Myth #7: Any kind of clothing protects my skin from getting too much sun.

Fact: Darker, heavier fabrics with tighter weaves offer more protection than lightweight and light-colored clothing. You also can get high-tech protection and breathability from many new fabrics. Look for the ultraviolet protection factor, or UPF, designation on apparel. A UPF of 30 to 49 offers good protection, while a UPF of 50 or more rates as excellent. The more skin you cover, the better. Don't forget to accessorize your outfit with a wide-brimmed hat and UV-filtering sunglasses.

Myth #8: A higher SPF gives significantly more protection.

Fact: No sunscreen blocks 100% of the sun. Sunscreen with an SPF of 100 blocks only 1% to 2% more of the sun's rays than one with an SPF of 30, which already blocks 97% of rays. Also, SPF does not affect how long you will be protected. Protection typically lasts two hours or less for all sunscreens. Look for a broad-spectrum — blocks UVA and UVB rays — water-resistant sunscreen with an SPF of at least 30. Reapply it frequently, especially after being in the water or sweating.

Myth #9: All sunscreens are created equal.

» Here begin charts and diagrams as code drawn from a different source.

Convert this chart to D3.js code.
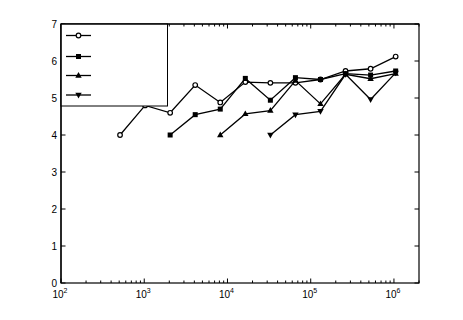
<!DOCTYPE html>
<html><head><meta charset="utf-8">
<script src="https://cdn.jsdelivr.net/npm/d3@7"></script>
<style>body{margin:0;background:#fff}svg{display:block}text{font-family:"Liberation Sans",Arial,Helvetica,sans-serif;}</style>
</head><body><svg id="c" width="463" height="320"></svg>
<script>
const xs = [512,1024,2048,4096,8192,16384,32768,65536,131072,262144,524288,1048576];
const s1 = [4.0,4.8,4.6,5.35,4.88,5.43,5.41,5.41,5.5,5.73,5.79,6.12];
const s2 = [null,null,4.0,4.55,4.7,5.53,4.94,5.55,5.5,5.66,5.62,5.73];
const s3 = [null,null,null,null,4.0,4.57,4.66,5.47,4.84,5.64,5.52,5.66];
const s4 = [null,null,null,null,null,null,4.0,4.55,4.64,5.64,4.96,5.68];
const xTicks = [2,3,4,5,6];
const yTicks = [0,1,2,3,4,5,6,7];
const markers = ["circle","square","up","down"];

const svg = d3.select("#c");
const L=61,R=419,T=24,B=283;
const x = d3.scaleLog().domain([100,2e6]).range([L,R]);
const y = d3.scaleLinear().domain([0,7]).range([B,T]);

const g = svg.append("g");
const minor=[];
for(let e=2;e<=6;e++) for(let m=2;m<=9;m++){const v=m*Math.pow(10,e); if(v<=2e6) minor.push(v);}
minor.forEach(v=>{
  g.append("line").attr("x1",x(v)).attr("x2",x(v)).attr("y1",B).attr("y2",B-2.5).attr("stroke","#000").attr("stroke-width",1);
  g.append("line").attr("x1",x(v)).attr("x2",x(v)).attr("y1",T).attr("y2",T+2.5).attr("stroke","#000").attr("stroke-width",1);
});
xTicks.forEach(e=>{
  const v=Math.pow(10,e);
  g.append("line").attr("x1",x(v)).attr("x2",x(v)).attr("y1",B).attr("y2",B-4.5).attr("stroke","#000");
  g.append("line").attr("x1",x(v)).attr("x2",x(v)).attr("y1",T).attr("y2",T+4.5).attr("stroke","#000");
  const t=g.append("text").attr("x",x(v)-1).attr("y",B+15).attr("text-anchor","middle").attr("font-size",10);
  t.append("tspan").text("10");
  t.append("tspan").attr("dy",-5).attr("font-size",7).text(e);
});
yTicks.forEach(v=>{
  g.append("line").attr("x1",L).attr("x2",L+4.5).attr("y1",y(v)).attr("y2",y(v)).attr("stroke","#000");
  g.append("line").attr("x1",R).attr("x2",R-4.5).attr("y1",y(v)).attr("y2",y(v)).attr("stroke","#000");
  g.append("text").attr("x",L-4).attr("y",y(v)+3.5).attr("text-anchor","end").attr("font-size",10).text(v);
});

const line = d3.line().defined(d=>d[1]!=null).x(d=>x(d[0])).y(d=>y(d[1]));
function marker(sel,type,cx,cy){
  if(type==="circle") sel.append("circle").attr("cx",cx).attr("cy",cy).attr("r",2.3).attr("fill","#fff").attr("stroke","#000").attr("stroke-width",1.2);
  else if(type==="square") sel.append("rect").attr("x",cx-2.5).attr("y",cy-2.5).attr("width",5).attr("height",5).attr("fill","#000");
  else if(type==="up") sel.append("path").attr("d",`M${cx},${cy-3.5}L${cx+3.2},${cy+2.2}L${cx-3.2},${cy+2.2}Z`).attr("fill","#000");
  else sel.append("path").attr("d",`M${cx},${cy+3.5}L${cx+3.2},${cy-2.2}L${cx-3.2},${cy-2.2}Z`).attr("fill","#000");
}
const series=[s1,s2,s3,s4];
series.forEach((s,i)=>{
  const data=xs.map((v,j)=>[v,s[j]]);
  g.append("path").datum(data).attr("d",line).attr("fill","none").attr("stroke","#000").attr("stroke-width",1.3);
  data.filter(d=>d[1]!=null).forEach(d=>marker(g,markers[i],x(d[0]),y(d[1])));
});

g.append("rect").attr("x",L).attr("y",T).attr("width",R-L).attr("height",B-T).attr("fill","none").attr("stroke","#000").attr("stroke-width",1.2);

const lg=svg.append("g");
lg.append("rect").attr("x",L).attr("y",T).attr("width",106.5).attr("height",82).attr("fill","#fff").attr("stroke","#000").attr("stroke-width",1);
const ly=[35.5,56.5,75.5,95];
markers.forEach((m,i)=>{
  lg.append("line").attr("x1",66).attr("x2",91).attr("y1",ly[i]).attr("y2",ly[i]).attr("stroke","#000").attr("stroke-width",1.3);
  marker(lg,m,78.5,ly[i]);
});
svg.append("line").attr("x1",L).attr("x2",L).attr("y1",T).attr("y2",B).attr("stroke","#000").attr("stroke-width",1.2);
svg.append("line").attr("x1",L).attr("x2",R).attr("y1",T).attr("y2",T).attr("stroke","#000").attr("stroke-width",1.2);
</script></body></html>
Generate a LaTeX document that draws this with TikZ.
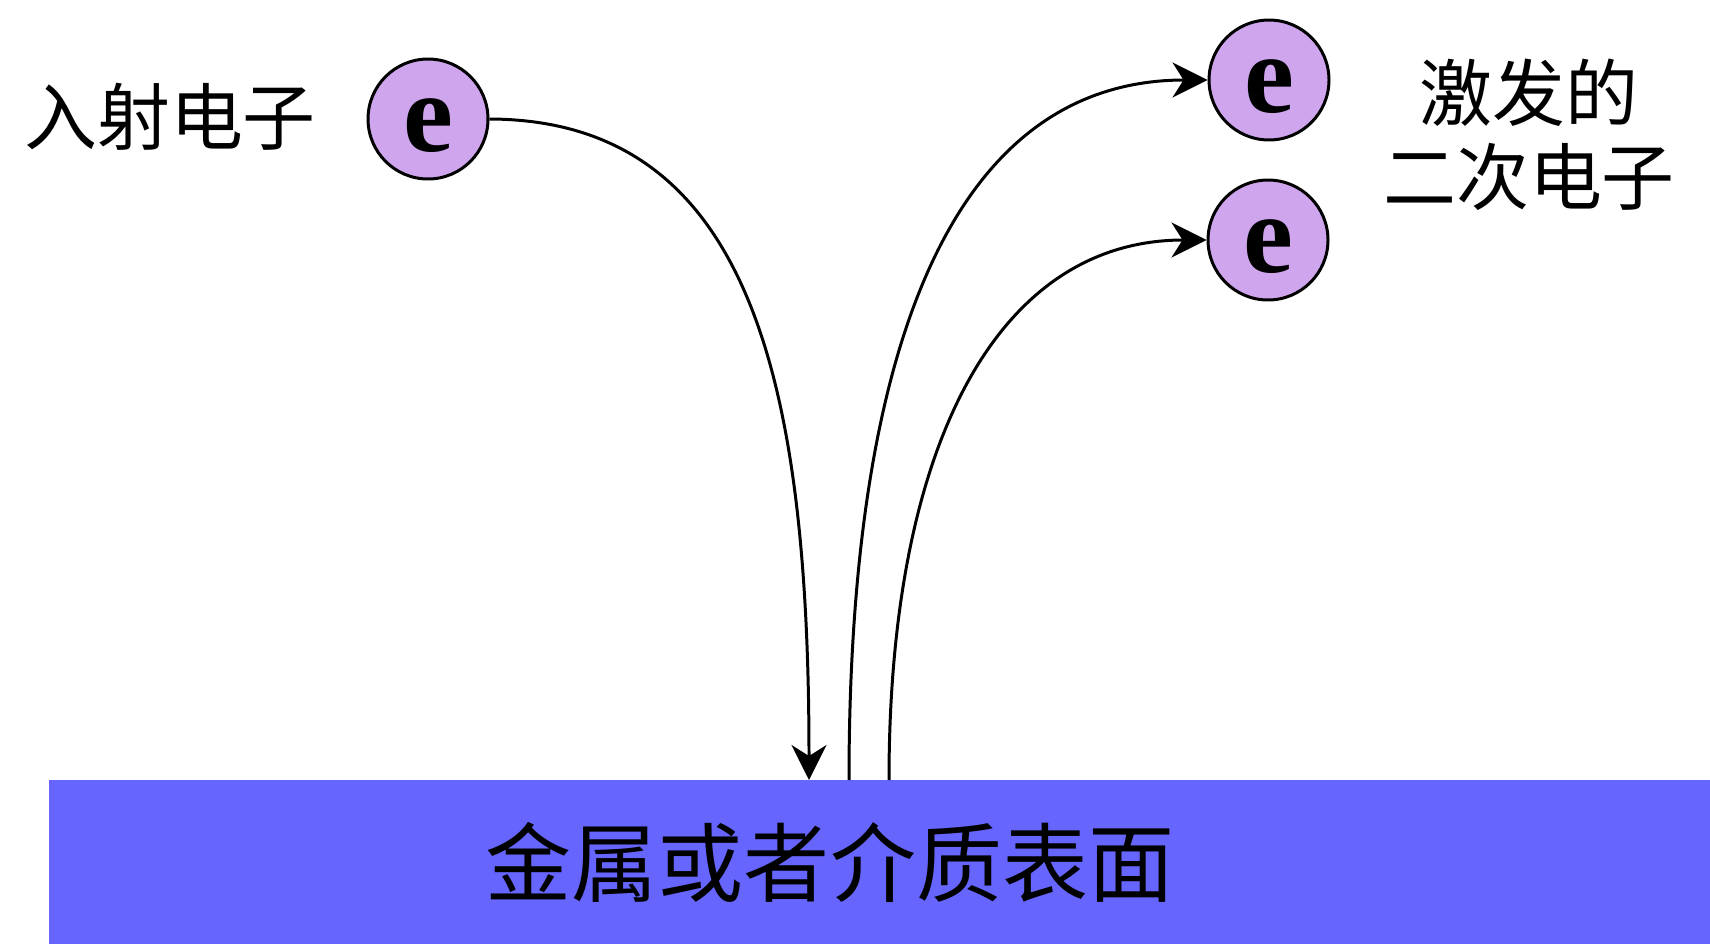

Fact: Not necessarily. There are two primary types of sunscreen: physical and chemical. Both options have pros and cons.

Physical sunscreens, also called mineral sunscreens, work like a shield and sit on the surface of your skin to deflect the sun's rays. They contain the active ingredients zinc oxide or titanium dioxide. Mineral sunscreens are considered safer for you and the environment. They also are best for people with sensitive skin, children and those with pigment concerns, such as melasma. While traditional mineral sunscreens left a white residue on your skin, tinted and less-visible mineral sunscreens now are available.

Chemical sunscreens work like a sponge. They absorb the sun's rays into the skin and convert the UV light into heat, which then dissipates. In the U.S., these sunscreens contain one or more of these active ingredients: oxybenzone, avobenzone, octisalate, octocrylene, homosalate and octinoxate. Chemical sunscreens are easier to apply and don't leave a white residue on the skin. However, they can irritate the eyes and cause allergic reactions on some people's skin.

If possible, avoid sunscreens with oxybenzone because this chemical may disrupt hormones and cause allergic skin reactions. Also, pass on spray sunscreens, which are not nearly as effective as those applied by hand.

Also avoid so-called sunscreens, such as cocoa butter, safflower, olive, jojoba, baby or coconut oil that provide no sun protection.

Myth #10: Sunscreen never goes bad.

Fact: The Food and Drug Administration requires that all sunscreens retain their original strength for at least three years. Check the bottle for an expiration date. If your sunscreen has expired or been exposed to extreme heat or cold, toss it. If you're using sunscreen every day when outside, a bottle should not last long.

Melanie Dixon, M.D., practices family medicine, with a special interest in dermatology, in Mankato, Minnesota.